U.S. Supreme Court declines review
By
Joanne Pilgrim

    A long saga of legal challenges to a 1998 East Hampton Town law barring most ferries from docking here came to a close this week with a United States Supreme Court decision not to review the case. The decision was made on Monday morning, on the first day of the Supreme Court’s new term.

    The ruling means that a 2010 decision by the Second Circuit Court of Appeals upholding the town law, which banned vehicle and high-speed ferries, will stand.
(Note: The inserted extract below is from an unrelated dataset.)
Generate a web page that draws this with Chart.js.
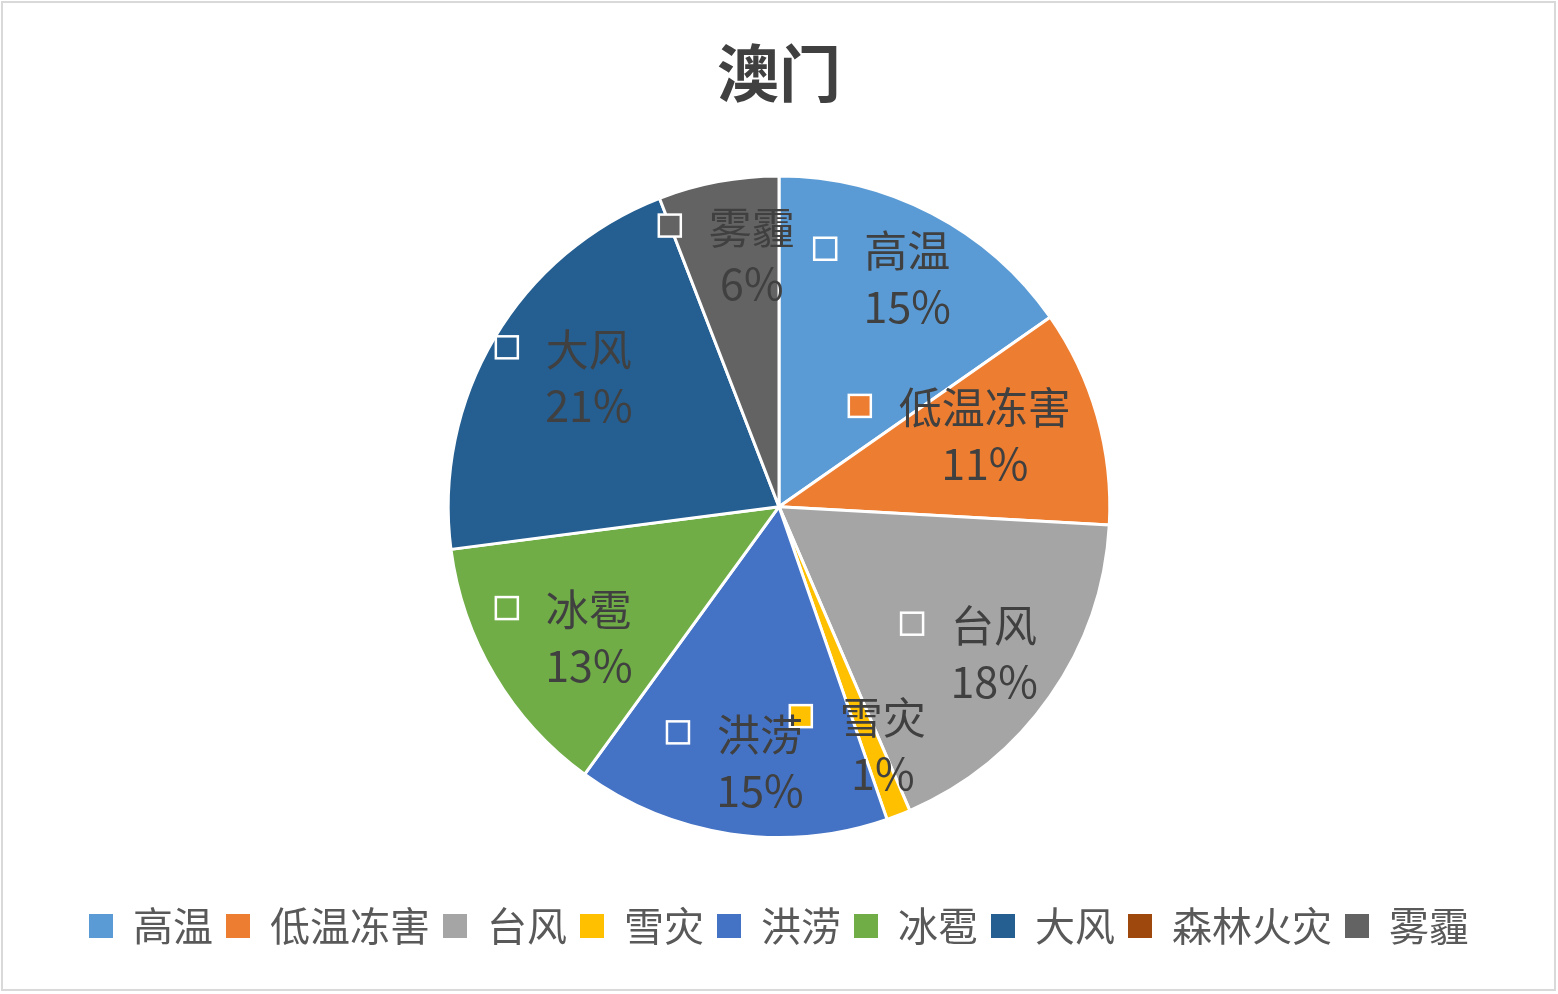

    In a lawsuit filed in 2004, Paul G. Forsberg Sr. of Montauk’s Viking Ferry company, along with several ferry parent companies and a handful of Montauk individuals, claimed that the town’s law violated the Constitution’s Commerce Clause, which prohibits unfairly restricting interstate trade.

    The appeals court had agreed with a ruling by a lower court that the local benefits of the ferry ban — avoiding an increase in traffic and its associated problems — outweighed any potential negative impact on interstate commerce.

    “The case is over. The town has complete victory,” Richard Cahn, who was the attorney for East Hampton Town in the suit, said on Monday.  

    Mr. Cahn, of Cahn and Cahn in Huntington, has represented East Hampton in legal challenges to its ferry law since 2004, when the Cross Sound Ferry company, later joined by the Towns of Southold and Shelter Island, sued to have the law overturned. That lawsuit was dropped in 2005.

    He said earlier this week that he had argued before the U.S. Supreme Court before — almost 30 years ago, in a case regarding reapportionment in Suffolk County. “It would have been a wonderful experience for me to argue again in the Supreme Court,” he said. “But I regretfully forgo the privilege to win the case.”